Lihat ke Halaman Asli

Mengakhiri “Neraka Nunukan”

Diperbarui: 24 Juni 2015   00:41

Kompasiana adalah platform blog. Konten ini menjadi tanggung jawab bloger dan tidak mewakili pandangan redaksi Kompas.

13953158462080317022

[caption id="attachment_299868" align="alignleft" width="300" caption="Ilustrasi Sumber: kompasiana.com"][/caption]

Tetangga yang Jauh Berbeda

Hari ini saya membaca sebuah artikel di “Kolom Kita” detik.com. Tentang pengalaman seseorang ketika melihat Pelabuhan Tawau di Negara Bagian Sabah-Malaysia pada tahun 2002. Dia selanjutnya membandingkannya dengan Pelabuhan Nunukan di Kalimantan Utara. Kedua pelabuhan ini berhadap-hadapan. Merupakan pintu gerbang kedua negara. Tapi keadaannya jauh berbeda.

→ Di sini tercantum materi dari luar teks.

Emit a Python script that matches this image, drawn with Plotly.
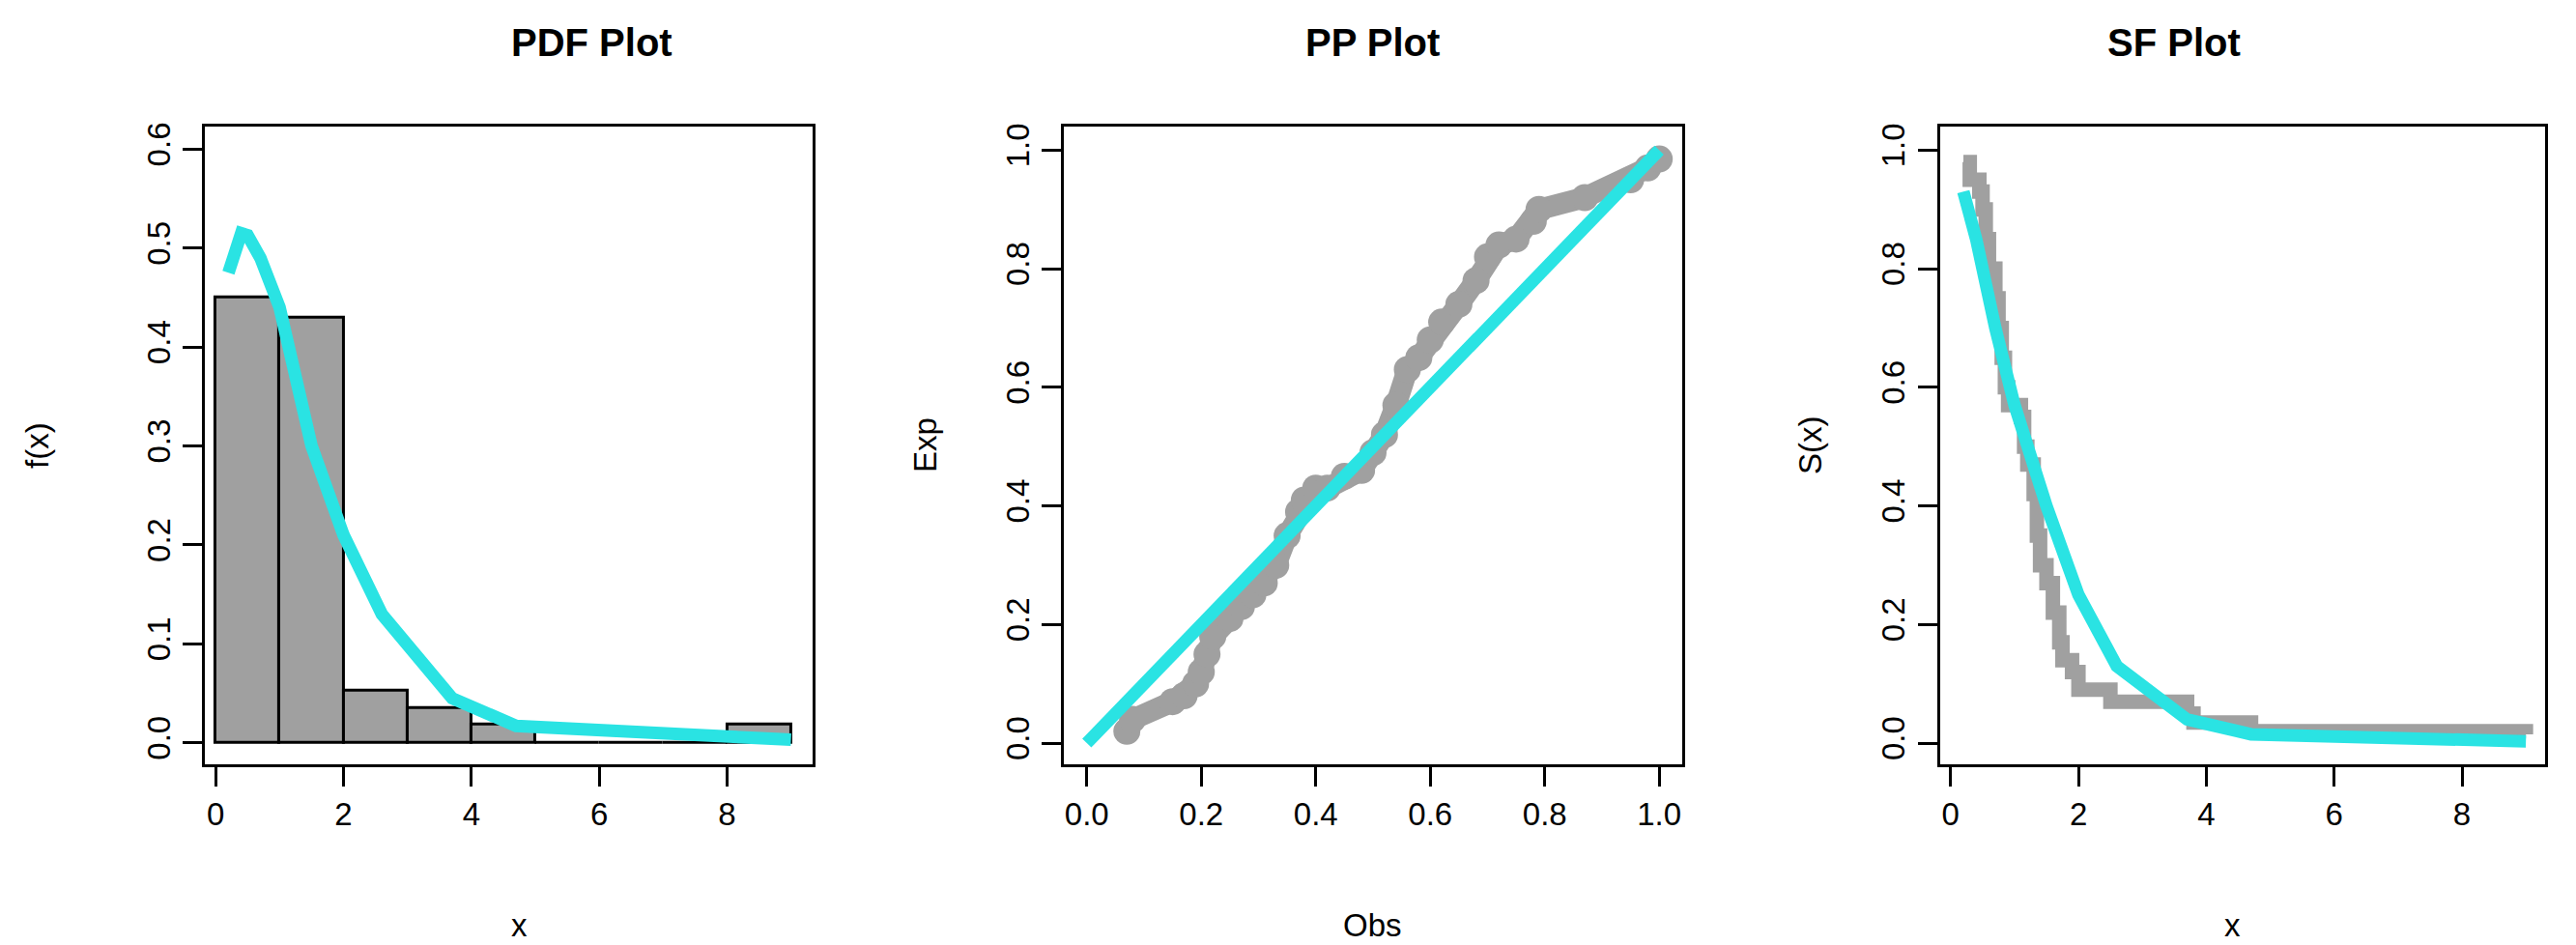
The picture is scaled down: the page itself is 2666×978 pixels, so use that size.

Sesampainya di Tawau kami terkesima, tulisnya.  Masuk wilayah pelabuhan yang yang sangat rapi, modern, bersih, serta komputerisasi maksimal dipemeriksaan para penumpang. Mewah.

Kami semakin terperangah saat keluar dari pintu pelabuhan. Benar-benar terasa memasuki etalase sebuah negara, jalan aspal hotmix, lurus dan lebar tanpa lobang menganga. Memanjang ke arah pusat kota Tawau. Tak jauh dari pelabuhan, terdapat pusat jajanan rakyat dan cafe resto yang tak kalah sumringahnya dengan kawasan jajan FX di Senayan. Kiri kanan berjejer infrastruktur kota nan rapi dan megah. Dengan segala fasilitas dan kemajuannya. Tawau benar-benar menyambut para tamu: Selamat datang di Malaysia.

Lantas, bagaimana suasana saat kami pulang menuju Nunukan? Masuk pelabuhan Nunukan nampak potret kesuraman sebuah kantor pelayanan publik yang terabaikan. Tanah becek beralaskan papan menjadi fasilitas para penumpang yang baru keluar kapal menuju pelabuhan.

Lorong pemeriksaan penumpang hanya dihiasi besi-besi berkarat tak jelas modelnya. Bangunan pelabuhan pun sudah tak layak berdiri. Begitu keluar dari pintu pelabuhan Nunukan, kita akan disuguhi suasana gersang berdebu dengan aura penuh kemiskinan, keterbelakangan dan kesemerawutan.

Perbedaan kedua pelabuhan ini bagai surga dan neraka katanya menyimpulkan.

Izinkan tangan Kiri Beraksi

Ternyata apa yang dilihat penulis 12 tahun yang lalu, sampai sekarang belum ada perubahan. Tawau semakin maju. Nunukan semakin tertinggal.

Pemerintah memang tidak bisa berbuat banyak. Karena dalam postur APBN sekarang ini, anggaran pembangunan sangat minim.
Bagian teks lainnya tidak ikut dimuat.